Son histoire d’amour avec la région ne date pas d’hier. En 1985, les Bérurier Noir enregistrent Vive le feu, dont la rengaine est encore aujourd’hui reprise dans les manifs étudiantes. La chute de ce morceau de punk-rock est un air de danse bretonne. En découlera un projet inachevé d’album sur la Bretagne.
Mais pendant cette période, les Béru ont d’autres combats à mener. En premier lieu, celui contre le racisme. Étendard de l’anti-fascisme, ils font chanter à des milliers de gamins leur haine de l’extrême droite, lorsqu’ils entonnent Porcherie, écrite après les élections européennes de 1988. Chanson aujourd’hui remisée au placard : « Si la jeunesse emmerdait vraiment le Front National (un refrain du groupe, NDLR), on n’en serait pas là… », assène-t-il sèchement.
Pas revendicatif, c’est décoratif Les Béru resteront proches de la Bretagne, même après la mort du groupe en 1989. Ils se reformeront pour un concert dantesque aux Trans Musicales de Rennes, en 2003. Et se produiront à Astropolis, à Brest, en 2005. Loran referme la parenthèse Bérurier Noir l’année suivante. Il devient le leader des Ramoneurs de menhirs, son groupe formé notamment avec des sonneurs bretons qui avaient participé à l’enregistrement de Vive le feu…

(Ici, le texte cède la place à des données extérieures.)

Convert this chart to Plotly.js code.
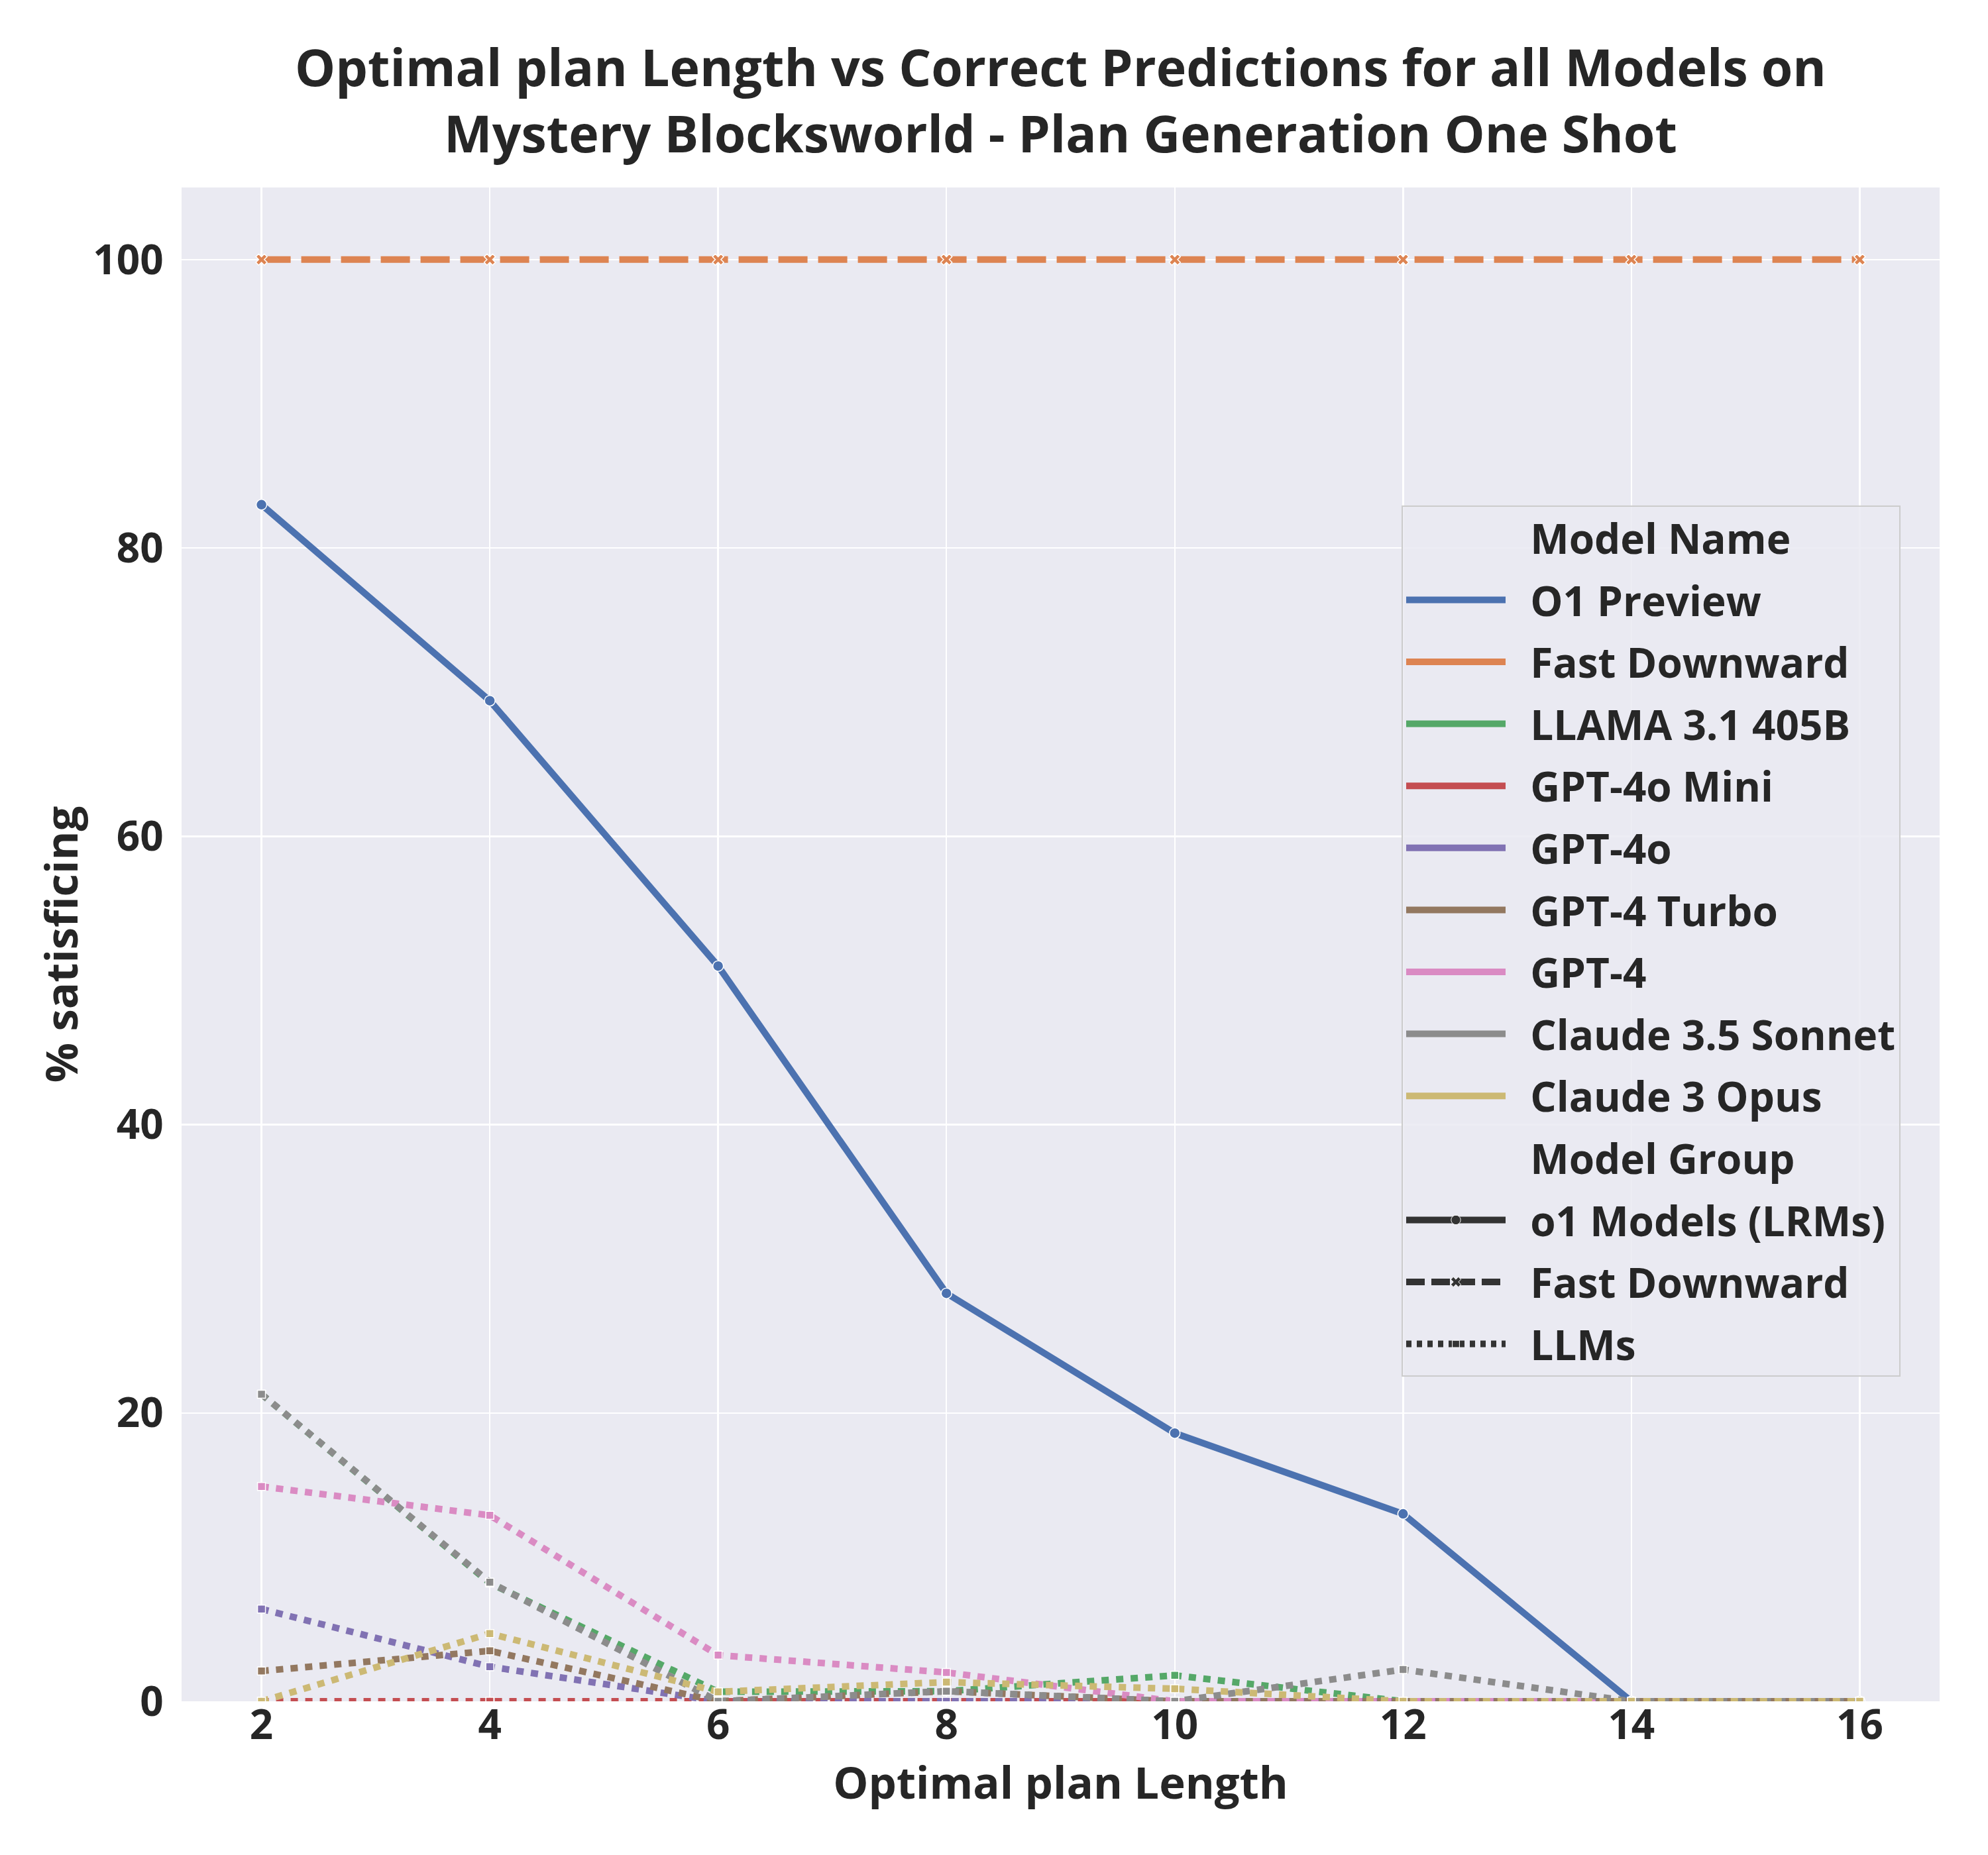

Réunir toutes les cultures du monde dans un même lieu, voilà à quoi il rêve. Après un premier projet avorté, un cabaret pourrait ouvrir courant 2014 dans le Finistère Nord. Il imagine « un endroit où on s’apaise », où se dresseront de « grandes tablées avec artistes, public, organisateurs ». La proximité est essentielle pour lui. Encore aujourd’hui, il termine ses concerts à arpenter les parkings. Au pied des voitures et des fourgons, il rencontre le public, passe la soirée avec eux, discute, refait le monde… Pour son cabaret, il veut des musiciens revendicatifs car « un artiste qui n’a rien à dire, c’est comme un papier peint, c’est décoratif » ! L’idée de ces soirées ? « Qu’il n’y ait plus d’horaires ». Et il est prêt à en débattre avec le préfet si ce dernier refuse cette exigence.
« Quand on joue dans un bar, on prend ce qu’il y a » Loran se veut provocateur quand il évoque l’autorité et la loi. « Je suis enfant de l’État et je me bats contre ça », se plaît-il à répéter. Une vieille rengaine des Béru, dont il reste forcément indissociable. Leur public, qui a aussi pris trente ans, guette toujours le signe d’une possible renaissance. La sortie récente de l’intégrale des enregistrements, chez Coop Breizh, aurait pu en être un. Loran réfute : « C’est un fantasme ».
Son avenir s’inscrit avec les Ramoneurs, loin des strass et des paillettes. « On refuse de jouer dans les gros festivals chers ». Il confesse avoir refusé les Vieilles Charrues. « L’entrée de ce festival pourrait être gratuite ou de 2 €, mais c’est beaucoup plus cher à cause d’artistes qui tapent le million d’euros de cachet ! Avec les Ramoneurs, quand on joue dans un bar, on prend ce qu’il y a. On préfère une relation conviviale, saine ». Sur fond de musique bretonne. Et sur quelques airs punks, bien entendu.